>>>

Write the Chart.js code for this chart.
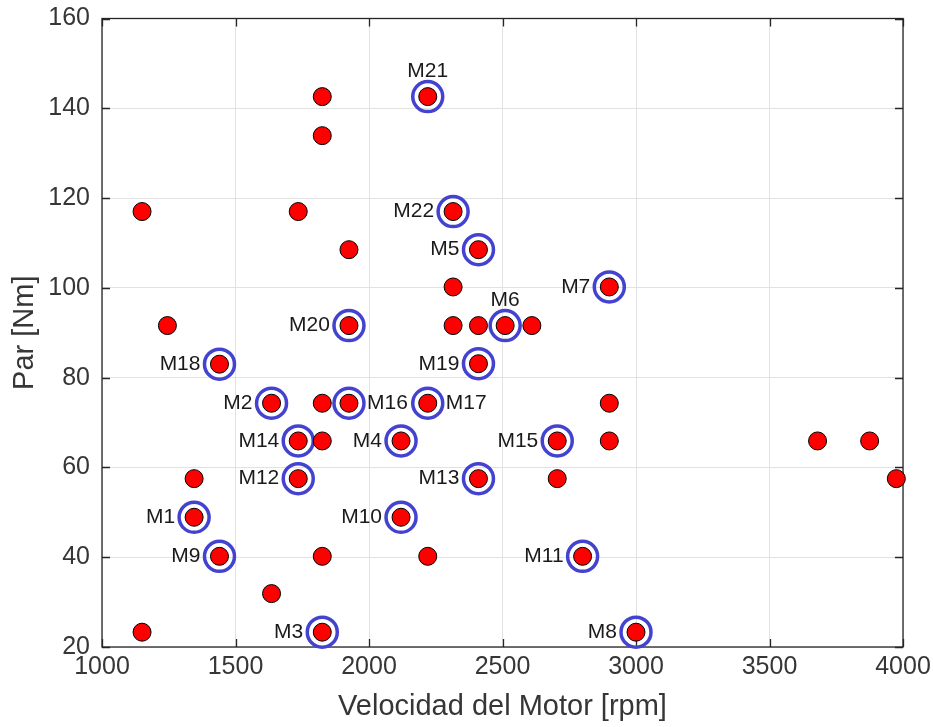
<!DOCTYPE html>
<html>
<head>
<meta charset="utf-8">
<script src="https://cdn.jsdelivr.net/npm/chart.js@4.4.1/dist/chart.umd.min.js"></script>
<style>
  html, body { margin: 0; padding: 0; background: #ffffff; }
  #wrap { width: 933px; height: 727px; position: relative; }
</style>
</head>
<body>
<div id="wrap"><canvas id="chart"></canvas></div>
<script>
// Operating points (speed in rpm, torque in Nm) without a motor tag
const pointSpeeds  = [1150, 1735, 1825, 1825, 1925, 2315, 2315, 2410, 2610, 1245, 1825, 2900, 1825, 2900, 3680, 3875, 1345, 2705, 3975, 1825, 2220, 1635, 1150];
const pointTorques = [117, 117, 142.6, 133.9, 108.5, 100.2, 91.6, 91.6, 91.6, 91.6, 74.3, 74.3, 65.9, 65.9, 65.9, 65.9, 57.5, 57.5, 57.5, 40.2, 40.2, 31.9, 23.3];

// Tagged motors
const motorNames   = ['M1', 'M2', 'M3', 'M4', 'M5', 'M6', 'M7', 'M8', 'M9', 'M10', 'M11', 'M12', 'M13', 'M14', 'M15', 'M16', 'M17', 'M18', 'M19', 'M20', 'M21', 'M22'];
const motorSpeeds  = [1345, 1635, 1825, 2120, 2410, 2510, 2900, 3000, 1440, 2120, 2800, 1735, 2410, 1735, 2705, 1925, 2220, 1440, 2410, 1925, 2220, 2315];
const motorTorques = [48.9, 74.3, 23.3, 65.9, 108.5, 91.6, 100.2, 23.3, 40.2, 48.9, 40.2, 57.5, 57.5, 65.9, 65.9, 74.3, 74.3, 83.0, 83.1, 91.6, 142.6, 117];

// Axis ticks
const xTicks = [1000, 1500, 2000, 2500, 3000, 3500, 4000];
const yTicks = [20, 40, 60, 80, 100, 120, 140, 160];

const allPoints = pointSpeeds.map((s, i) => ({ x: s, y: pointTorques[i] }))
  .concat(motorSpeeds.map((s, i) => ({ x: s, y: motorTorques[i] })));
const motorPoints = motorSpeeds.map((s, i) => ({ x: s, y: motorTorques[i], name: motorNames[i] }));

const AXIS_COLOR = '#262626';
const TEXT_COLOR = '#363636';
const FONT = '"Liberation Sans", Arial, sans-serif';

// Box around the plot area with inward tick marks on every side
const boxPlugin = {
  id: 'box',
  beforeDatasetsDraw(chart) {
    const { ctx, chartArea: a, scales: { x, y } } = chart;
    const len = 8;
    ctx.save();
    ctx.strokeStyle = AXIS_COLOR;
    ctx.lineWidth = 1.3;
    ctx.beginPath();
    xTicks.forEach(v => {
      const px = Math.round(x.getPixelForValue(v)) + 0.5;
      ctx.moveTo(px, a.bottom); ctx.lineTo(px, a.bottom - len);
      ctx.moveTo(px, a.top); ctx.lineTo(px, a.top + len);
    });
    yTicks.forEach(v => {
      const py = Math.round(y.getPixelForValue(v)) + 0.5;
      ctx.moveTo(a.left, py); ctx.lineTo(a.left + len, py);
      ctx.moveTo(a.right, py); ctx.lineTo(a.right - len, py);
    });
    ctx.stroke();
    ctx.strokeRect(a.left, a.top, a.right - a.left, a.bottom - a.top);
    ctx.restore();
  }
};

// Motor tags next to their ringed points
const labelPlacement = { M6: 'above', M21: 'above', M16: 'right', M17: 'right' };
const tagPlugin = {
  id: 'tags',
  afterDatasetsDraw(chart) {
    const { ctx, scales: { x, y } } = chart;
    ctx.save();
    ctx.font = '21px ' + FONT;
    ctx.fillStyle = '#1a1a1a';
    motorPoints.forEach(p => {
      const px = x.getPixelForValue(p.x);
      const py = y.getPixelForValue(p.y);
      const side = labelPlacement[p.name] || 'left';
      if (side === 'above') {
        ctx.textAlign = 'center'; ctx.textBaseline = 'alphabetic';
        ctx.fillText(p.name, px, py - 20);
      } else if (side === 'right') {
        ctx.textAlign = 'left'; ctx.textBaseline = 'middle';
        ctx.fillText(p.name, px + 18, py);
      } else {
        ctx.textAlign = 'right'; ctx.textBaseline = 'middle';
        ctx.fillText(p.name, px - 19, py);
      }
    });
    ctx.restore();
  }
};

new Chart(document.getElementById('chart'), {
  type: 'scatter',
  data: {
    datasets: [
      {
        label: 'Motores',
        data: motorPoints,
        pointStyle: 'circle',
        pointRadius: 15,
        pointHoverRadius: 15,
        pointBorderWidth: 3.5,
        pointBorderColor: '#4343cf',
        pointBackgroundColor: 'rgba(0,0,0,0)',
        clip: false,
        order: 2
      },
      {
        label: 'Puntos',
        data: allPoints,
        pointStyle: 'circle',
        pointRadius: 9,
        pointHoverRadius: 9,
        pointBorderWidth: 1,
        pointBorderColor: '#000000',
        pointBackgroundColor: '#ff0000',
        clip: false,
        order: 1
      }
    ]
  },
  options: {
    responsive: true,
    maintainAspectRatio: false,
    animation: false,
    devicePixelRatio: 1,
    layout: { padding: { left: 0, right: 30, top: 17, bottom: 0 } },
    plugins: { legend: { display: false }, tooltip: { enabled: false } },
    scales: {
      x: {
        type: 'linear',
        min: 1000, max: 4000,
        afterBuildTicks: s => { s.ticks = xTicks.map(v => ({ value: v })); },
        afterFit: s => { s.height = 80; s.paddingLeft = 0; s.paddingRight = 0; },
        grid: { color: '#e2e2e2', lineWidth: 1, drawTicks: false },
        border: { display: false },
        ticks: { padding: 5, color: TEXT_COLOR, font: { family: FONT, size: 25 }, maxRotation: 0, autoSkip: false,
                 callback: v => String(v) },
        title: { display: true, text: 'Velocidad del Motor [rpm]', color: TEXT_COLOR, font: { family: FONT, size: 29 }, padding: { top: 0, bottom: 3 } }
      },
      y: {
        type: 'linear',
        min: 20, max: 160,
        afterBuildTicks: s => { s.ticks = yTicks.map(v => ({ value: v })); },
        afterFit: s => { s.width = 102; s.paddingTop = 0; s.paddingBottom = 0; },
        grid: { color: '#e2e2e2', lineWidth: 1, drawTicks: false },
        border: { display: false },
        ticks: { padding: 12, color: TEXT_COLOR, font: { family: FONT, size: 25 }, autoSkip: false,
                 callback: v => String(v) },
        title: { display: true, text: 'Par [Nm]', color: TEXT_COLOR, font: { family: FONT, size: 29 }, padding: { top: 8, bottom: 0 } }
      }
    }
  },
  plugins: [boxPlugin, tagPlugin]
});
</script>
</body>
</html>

<<<
>>>

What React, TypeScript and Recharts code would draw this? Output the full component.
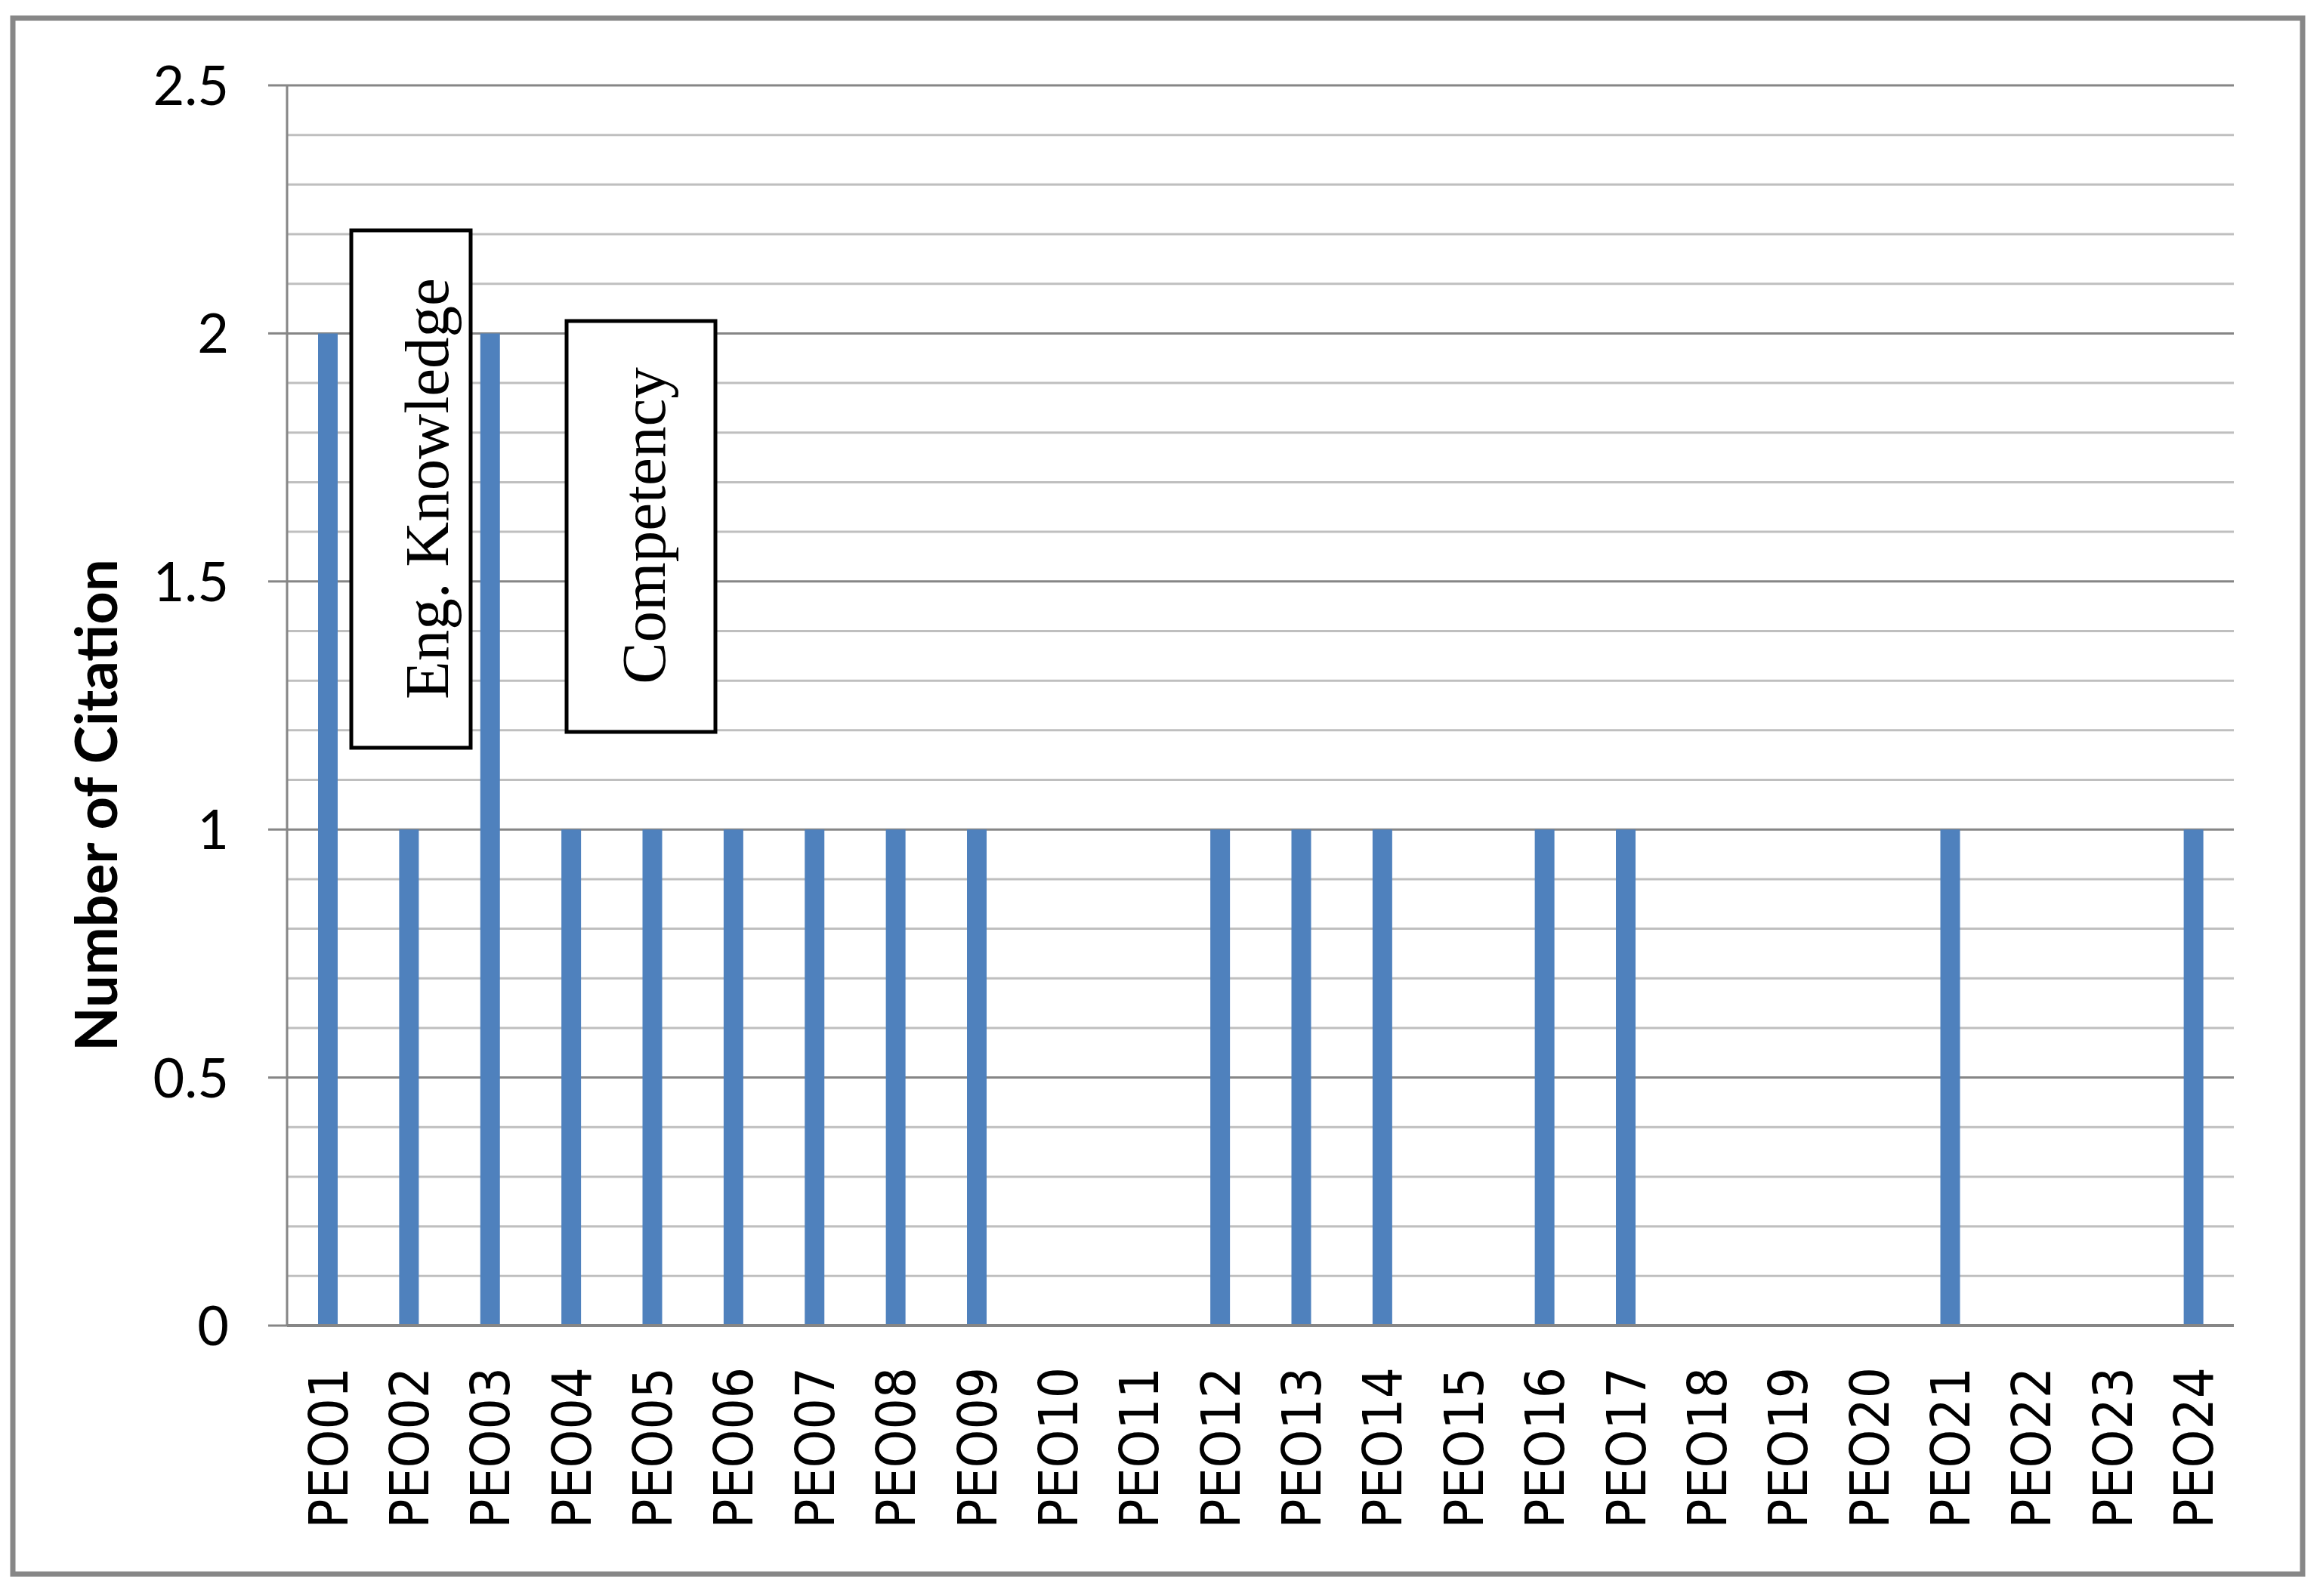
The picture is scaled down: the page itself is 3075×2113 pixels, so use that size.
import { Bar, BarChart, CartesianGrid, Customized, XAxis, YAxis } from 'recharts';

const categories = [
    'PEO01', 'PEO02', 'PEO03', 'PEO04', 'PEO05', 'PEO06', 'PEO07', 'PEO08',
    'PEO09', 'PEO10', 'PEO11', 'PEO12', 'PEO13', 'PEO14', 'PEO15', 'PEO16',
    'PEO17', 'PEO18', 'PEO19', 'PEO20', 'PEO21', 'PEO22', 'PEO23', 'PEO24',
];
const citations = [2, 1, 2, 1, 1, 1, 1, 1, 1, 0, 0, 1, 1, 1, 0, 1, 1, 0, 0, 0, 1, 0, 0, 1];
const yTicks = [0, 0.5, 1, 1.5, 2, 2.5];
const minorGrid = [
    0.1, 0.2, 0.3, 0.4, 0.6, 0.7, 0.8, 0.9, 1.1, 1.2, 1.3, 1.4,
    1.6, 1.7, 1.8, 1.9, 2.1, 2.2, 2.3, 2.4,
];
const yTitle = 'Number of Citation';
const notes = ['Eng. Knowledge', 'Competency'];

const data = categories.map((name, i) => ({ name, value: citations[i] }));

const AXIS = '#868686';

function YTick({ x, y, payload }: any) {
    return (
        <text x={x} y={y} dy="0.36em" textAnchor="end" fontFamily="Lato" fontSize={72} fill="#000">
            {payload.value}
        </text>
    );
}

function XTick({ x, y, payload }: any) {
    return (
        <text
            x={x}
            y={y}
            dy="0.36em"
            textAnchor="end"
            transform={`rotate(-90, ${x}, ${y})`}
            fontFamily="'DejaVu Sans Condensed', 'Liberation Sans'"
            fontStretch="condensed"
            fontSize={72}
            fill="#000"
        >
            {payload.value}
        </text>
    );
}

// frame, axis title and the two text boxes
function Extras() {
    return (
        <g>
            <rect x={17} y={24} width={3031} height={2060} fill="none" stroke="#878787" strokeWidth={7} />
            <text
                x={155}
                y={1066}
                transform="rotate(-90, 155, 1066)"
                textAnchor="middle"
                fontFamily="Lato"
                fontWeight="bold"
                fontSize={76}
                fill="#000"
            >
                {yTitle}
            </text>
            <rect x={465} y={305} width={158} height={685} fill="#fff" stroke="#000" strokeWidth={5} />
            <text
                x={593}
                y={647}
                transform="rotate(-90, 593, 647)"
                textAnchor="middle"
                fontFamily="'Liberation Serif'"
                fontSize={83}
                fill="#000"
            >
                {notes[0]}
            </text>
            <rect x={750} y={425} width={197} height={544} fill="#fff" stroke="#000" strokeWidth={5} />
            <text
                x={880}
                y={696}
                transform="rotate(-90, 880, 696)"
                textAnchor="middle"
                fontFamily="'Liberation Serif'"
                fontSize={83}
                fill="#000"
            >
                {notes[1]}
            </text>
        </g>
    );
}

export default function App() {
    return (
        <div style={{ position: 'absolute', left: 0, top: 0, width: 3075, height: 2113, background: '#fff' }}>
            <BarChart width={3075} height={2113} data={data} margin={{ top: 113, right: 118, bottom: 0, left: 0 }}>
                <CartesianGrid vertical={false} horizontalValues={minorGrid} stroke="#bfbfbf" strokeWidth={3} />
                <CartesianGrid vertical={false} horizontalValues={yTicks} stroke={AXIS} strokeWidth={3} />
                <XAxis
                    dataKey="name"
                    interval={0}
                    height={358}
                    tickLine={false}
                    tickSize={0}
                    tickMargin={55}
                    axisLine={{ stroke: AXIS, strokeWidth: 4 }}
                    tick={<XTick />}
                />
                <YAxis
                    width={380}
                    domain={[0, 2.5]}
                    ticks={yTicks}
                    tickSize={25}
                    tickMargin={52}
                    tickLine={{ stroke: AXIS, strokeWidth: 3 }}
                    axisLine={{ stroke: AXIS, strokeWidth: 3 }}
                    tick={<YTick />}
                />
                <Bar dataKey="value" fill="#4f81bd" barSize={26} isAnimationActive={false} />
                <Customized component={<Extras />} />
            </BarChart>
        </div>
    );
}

<<<

**Problem requirements**
Pick out the part that begins with the line containing "Write the Chart.js code for this chart." and finishes with the line containing "40.2, 31.9, 23.3];", both included. Restate it exactly, without images.

**Solved exercise**
Write the Chart.js code for this chart.
<!DOCTYPE html>
<html>
<head>
<meta charset="utf-8">
<script src="https://cdn.jsdelivr.net/npm/chart.js@4.4.1/dist/chart.umd.min.js"></script>
<style>
  html, body { margin: 0; padding: 0; background: #ffffff; }
  #wrap { width: 933px; height: 727px; position: relative; }
</style>
</head>
<body>
<div id="wrap"><canvas id="chart"></canvas></div>
<script>
// Operating points (speed in rpm, torque in Nm) without a motor tag
const pointSpeeds  = [1150, 1735, 1825, 1825, 1925, 2315, 2315, 2410, 2610, 1245, 1825, 2900, 1825, 2900, 3680, 3875, 1345, 2705, 3975, 1825, 2220, 1635, 1150];
const pointTorques = [117, 117, 142.6, 133.9, 108.5, 100.2, 91.6, 91.6, 91.6, 91.6, 74.3, 74.3, 65.9, 65.9, 65.9, 65.9, 57.5, 57.5, 57.5, 40.2, 40.2, 31.9, 23.3];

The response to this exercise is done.